Making plans for the distribution stage involves deciding where you'll live in retirement, whether you'll travel, your proposed leisure activities, and more decisions that will affect your spending during your golden years.
Along with these aspects, it is important to consider the RMD that applies to most retirement accounts. Essentially, the IRS requires you to withdraw a specific sum from your qualified retirement accounts once you attain a certain age. That age used to be 70 1/2 but it is now 72.
Why does the IRS require you to start taking your money out? It's simple - they want to make sure they get their tax. If this rule didn't exist, people could live off other income and never pay tax on their retirement investment gains. Then, that money could be left to family or friends as an inheritance without the IRS collecting any taxes from you.

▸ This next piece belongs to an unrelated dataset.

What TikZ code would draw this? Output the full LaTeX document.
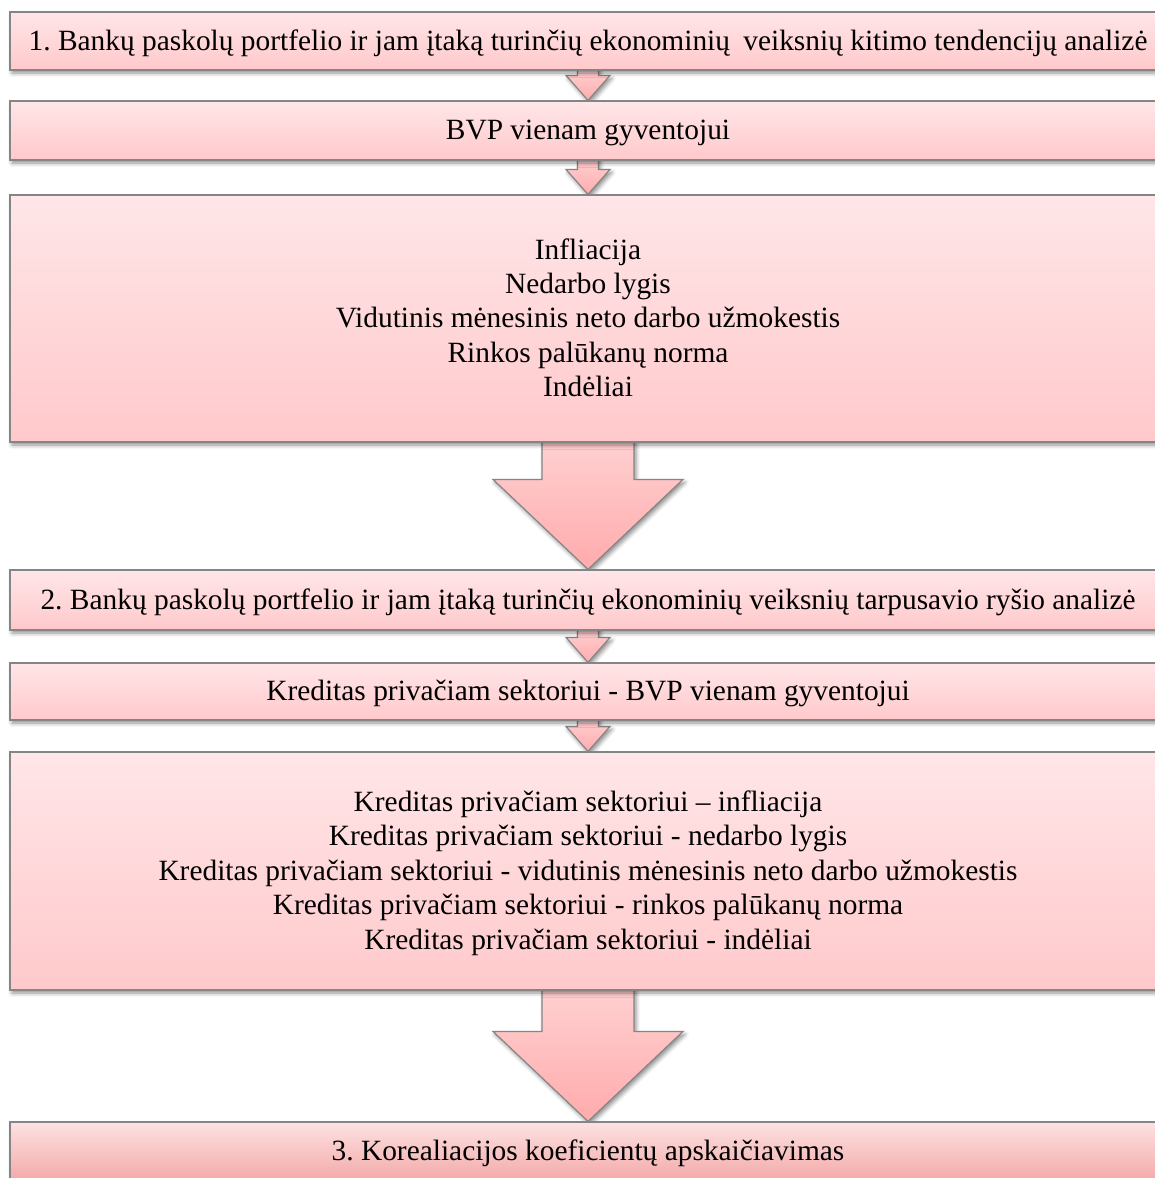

Key Facts to Know About RMDs
Which types of accounts have RMDs? Qualified retirement accounts such as IRAs, 401(k)s, 457 plans, and other tax-deferred retirement savings plans like a TSP, 403(b), TSA, SEP, or SIMPLE IRA plan require withdrawals in retirement.
When do I have to start taking distributions? For most accounts, you must take your first distribution by April 1 of the year following the calendar year in which you reach age 72. If you retire after that age, you must take your first RMD from your 401(k), profit-sharing, 403(b), or other defined contribution plan by April 1 of the year following the calendar year in which you retire.
Every year after your start date, you are required to take your RMD by December 31. Remember, for Roth IRAs you do not have to take an RMD because you paid taxes before contributing. However, other types of Roth accounts do require RMDs, but you may be able to avoid them (for instance, by rolling your Roth 401(k) into your Roth IRA).